Why are these former SVB leaders speaking out now, more than a year and a half after the bank’s collapse? The simple answer is they believe that their bank’s business model—which has drawn criticism from Fed officials, politicians, and more—is worth saving. 

SVB’s tech-focused lending strategies, which proved successful for decades, had little to do with the bank’s collapse, they said.

“The problem here was not the business. The problem here was a stupid mistake followed by the failure of seven lines of defense,” Wilcox said. “So wouldn’t it make much more sense to continue financing the technology industry and quit making stupid mistakes … instead of ending the story by blaming it on the business model?”

Hardymon echoed that view, arguing SVB’s tech startup lending—which involved taking risks on pre-revenue startups, and offering advisory services to help them progress—was one of the U.S.’s great “strategic advantages” over its peers. “You need it. It’s the glue that makes an innovation economy work,” he said.

Questions about the viability of SVB’s tech startup-focused business model were quick to surface after its collapse. A number of senators argued that SVB’s core business just wasn’t viable. Sen. Ted Cruz, R-Texas, called it an “obviously risky structure,” and said it was “frankly shocking” that regulators had even allowed it in an open letter to San Francisco Fed President Mary Daly. And experts jumped on the business model-bashing bandwagon almost immediately as well.

But it was the Fed’s rebuke of SVB’s business model that really upset the bank’s former leaders.
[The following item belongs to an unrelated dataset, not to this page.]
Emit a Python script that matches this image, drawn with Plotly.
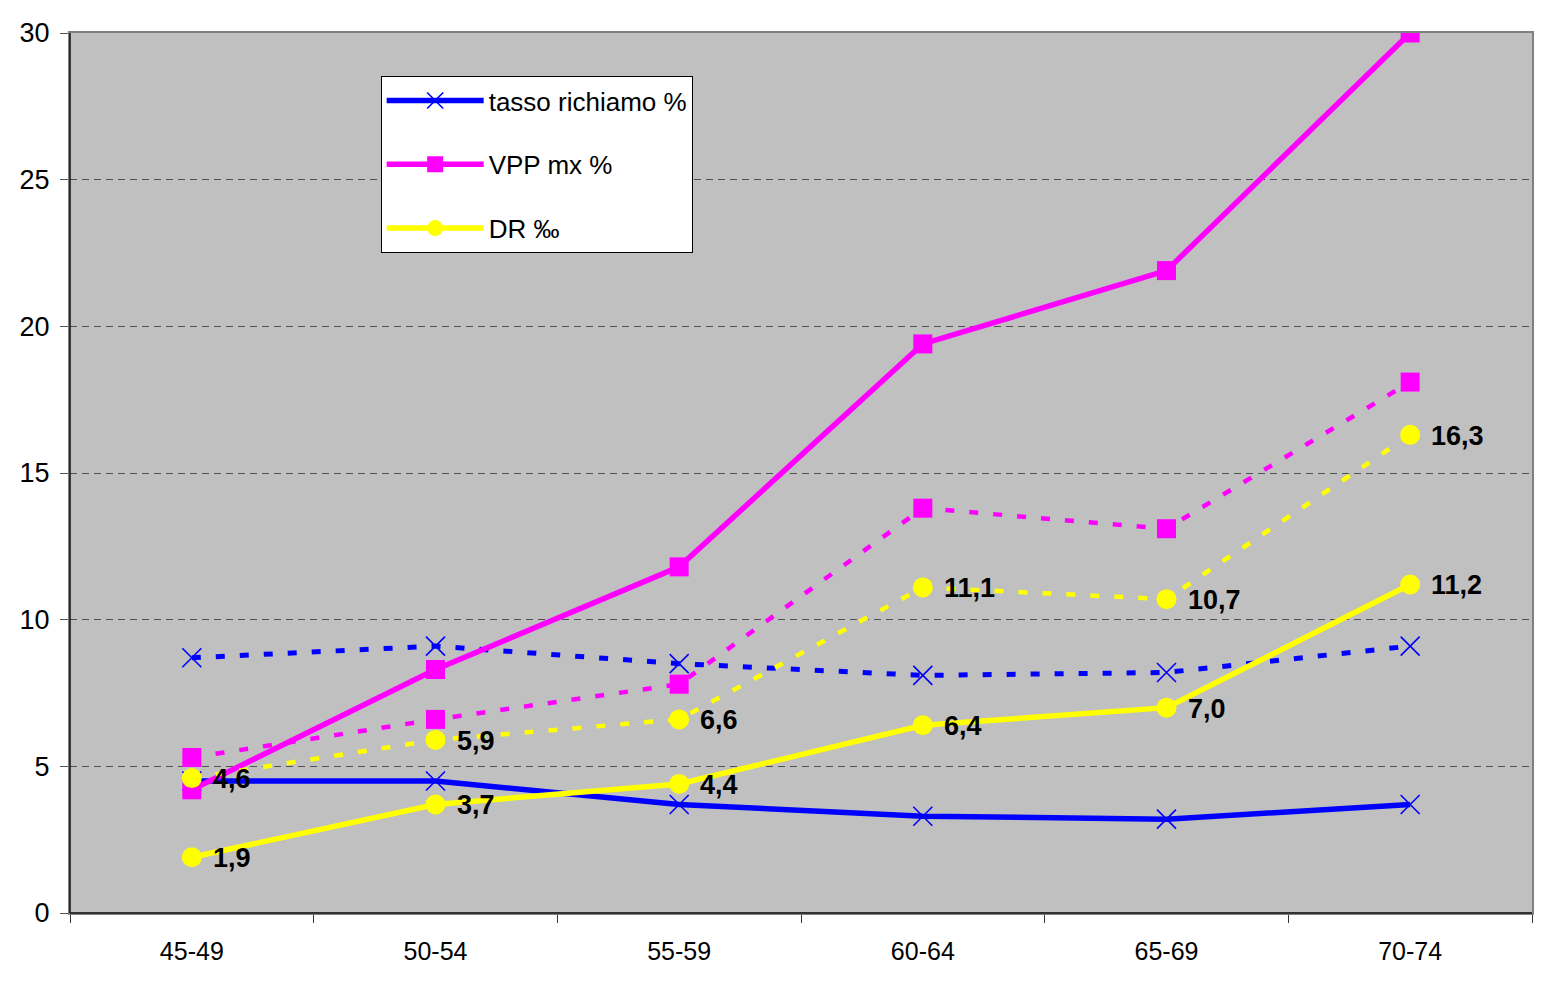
import plotly.graph_objects as go

categories = ["45-49", "50-54", "55-59", "60-64", "65-69", "70-74"]

tasso_solid = [4.5, 4.5, 3.7, 3.3, 3.2, 3.7]
tasso_dotted = [8.7, 9.1, 8.5, 8.1, 8.2, 9.1]
vpp_solid = [4.2, 8.3, 11.8, 19.4, 21.9, 30.0]
vpp_dotted = [5.3, 6.6, 7.8, 13.8, 13.1, 18.1]
dr_solid = [1.9, 3.7, 4.4, 6.4, 7.0, 11.2]
dr_dotted = [4.6, 5.9, 6.6, 11.1, 10.7, 16.3]

series_names = ["tasso richiamo %", "VPP mx %", "DR \u2030"]
y_ticks = [0, 5, 10, 15, 20, 25, 30]

BLUE = "#0000FF"
MAGENTA = "#FF00FF"
YELLOW = "#FFFF00"
FONT = "Liberation Sans, Arial, sans-serif"
DOT = "9px,15px"

fig = go.Figure()

def add(y, name, color, symbol, size, dash, width, group, show):
    marker = dict(symbol=symbol, size=size, color=color)
    if symbol == "x-thin":
        marker["line"] = dict(color=color, width=1.6)
    else:
        marker["line"] = dict(width=0)
    fig.add_trace(go.Scatter(
        x=categories, y=y, name=name, mode="lines+markers",
        line=dict(color=color, width=width, dash=dash),
        marker=marker, legendgroup=group, showlegend=show,
        hoverinfo="x+y"))

add(tasso_dotted, series_names[0], BLUE, "x-thin", 19, DOT, 5, "g1", False)
add(tasso_solid, series_names[0], BLUE, "x-thin", 19, "solid", 5.5, "g1", True)
add(vpp_dotted, series_names[1], MAGENTA, "square", 19, DOT, 4.5, "g2", False)
add(vpp_solid, series_names[1], MAGENTA, "square", 19, "solid", 5.5, "g2", True)
add(dr_dotted, series_names[2], YELLOW, "circle", 20, DOT, 4.5, "g3", False)
add(dr_solid, series_names[2], YELLOW, "circle", 20, "solid", 5.5, "g3", True)

annotations = []
for vals in (dr_solid, dr_dotted):
    for c, v in zip(categories, vals):
        annotations.append(dict(
            x=c, y=v, xref="x", yref="y", text=f"{v:.1f}".replace(".", ","),
            showarrow=False, xanchor="left", yanchor="middle", xshift=19, yshift=-1,
            font=dict(family=FONT, size=27, color="black", weight="bold")))

fig.update_layout(
    width=1544, height=975,
    margin=dict(l=62, r=20, t=25, b=70, autoexpand=False),
    paper_bgcolor="white",
    plot_bgcolor="#C0C0C0",
    font=dict(family=FONT, color="black"),
    showlegend=True,
    legend=dict(
        x=0.2125, y=0.951, xanchor="left", yanchor="top",
        bgcolor="white", bordercolor="black", borderwidth=1,
        font=dict(family=FONT, size=26, color="black"),
        tracegroupgap=27, itemwidth=97,
    ),
    annotations=annotations,
    shapes=[
        dict(type="line", xref="x domain", yref="y domain", x0=0, x1=1, y0=0, y1=0,
             line=dict(color="#333333", width=2), layer="above"),
        dict(type="line", xref="x domain", yref="y domain", x0=0, x1=0, y0=0, y1=1,
             line=dict(color="#111111", width=1.5), layer="above"),
    ],
    xaxis=dict(
        type="category", range=[-0.5, 5.5], showgrid=False, zeroline=False, automargin=False,
        showline=True, mirror=True, linecolor="#808080", linewidth=2, layer="below traces",
        ticks="outside", tickson="boundaries", ticklen=8, tickcolor="#333333", tickwidth=1,
        tickfont=dict(family=FONT, size=25, color="black"), ticklabelstandoff=15,
    ),
    yaxis=dict(
        range=[0, 30], tickvals=y_ticks, showgrid=True, gridcolor="#505050", automargin=False,
        gridwidth=1.3, griddash="7px,5px", zeroline=False,
        showline=True, mirror=True, linecolor="#808080", linewidth=2, layer="below traces",
        ticks="outside", ticklen=8, tickcolor="#555555", tickwidth=1,
        tickfont=dict(family=FONT, size=27, color="black"), ticklabelstandoff=5,
    ),
)

fig.write_html("out.html")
In Michael Barr’s review of SVB’s collapse, the Fed’s pointman on bank supervision said that SVB’s “highly concentrated business model” was one of the key reasons for its downfall.

“I think that was a cheap shot,” said Wilcox, who worked at the San Francisco branch of the Federal Reserve earlier in his career.

Wilcox explained that 25 or 30 years ago, before SVB expanded its tech lending game, you might have been able to argue that having technology companies as your only clients was a concentration risk, because tech businesses weren’t as diverse then. 

“Today, technology is diverse. It permeates the entire economy and, I think, there was definitely sufficient diversity in our loan portfolio,” he argued.

Wilcox was famously responsible for shifting SVB’s lending strategy in the early 2000s. The bank originally loaned money to real estate companies, small businesses (mostly churches, oddly enough), and tech startups, using what it called a three-legged stool strategy. But Wilcox decided to specialize, shifting SVB to a purely tech-focused lender to take advantage of employees’ connections in Silicon Valley. 

The move ushered in a new era of growth for SVB. In 2001, the bank had just over $4 billion in assets, but by 2011, when Wilcox stepped down as CEO, it had roughly $20 billion. Given this success, the veteran banker said he would do the same thing all over again.

Wilcox went on to argue that the loss of SVB has left the U.S.’s tech-lending ecosystem ailing, and that will—at least on the margin—hamper the industry’s growth for years to come. 

To his point, as the Financial Times reported earlier this year, Silicon Valley Bank hasn’t been replaced with another similarly tech-friendly, one-stop-shop bank. And those that have tried to take on the role haven’t had the appetite to invest in startups that don’t yet have revenue, or are losing money, like SVB did for decades with (mostly) great success.

For Wilcox, that’s evidence that his bank provided an invaluable service that helped boost U.S. productivity, and he believes that’s something worth defending.

“I think [the loss of SVB is] a crying shame, and not just because so many individual people were hurt, but there’s a hole in the financial services system right now,” he said. “I don’t think the Federal Reserve, or the regulators in general, are going to let any bank operate like SVB used to operate…that puts us at a competitive disadvantage internationally.”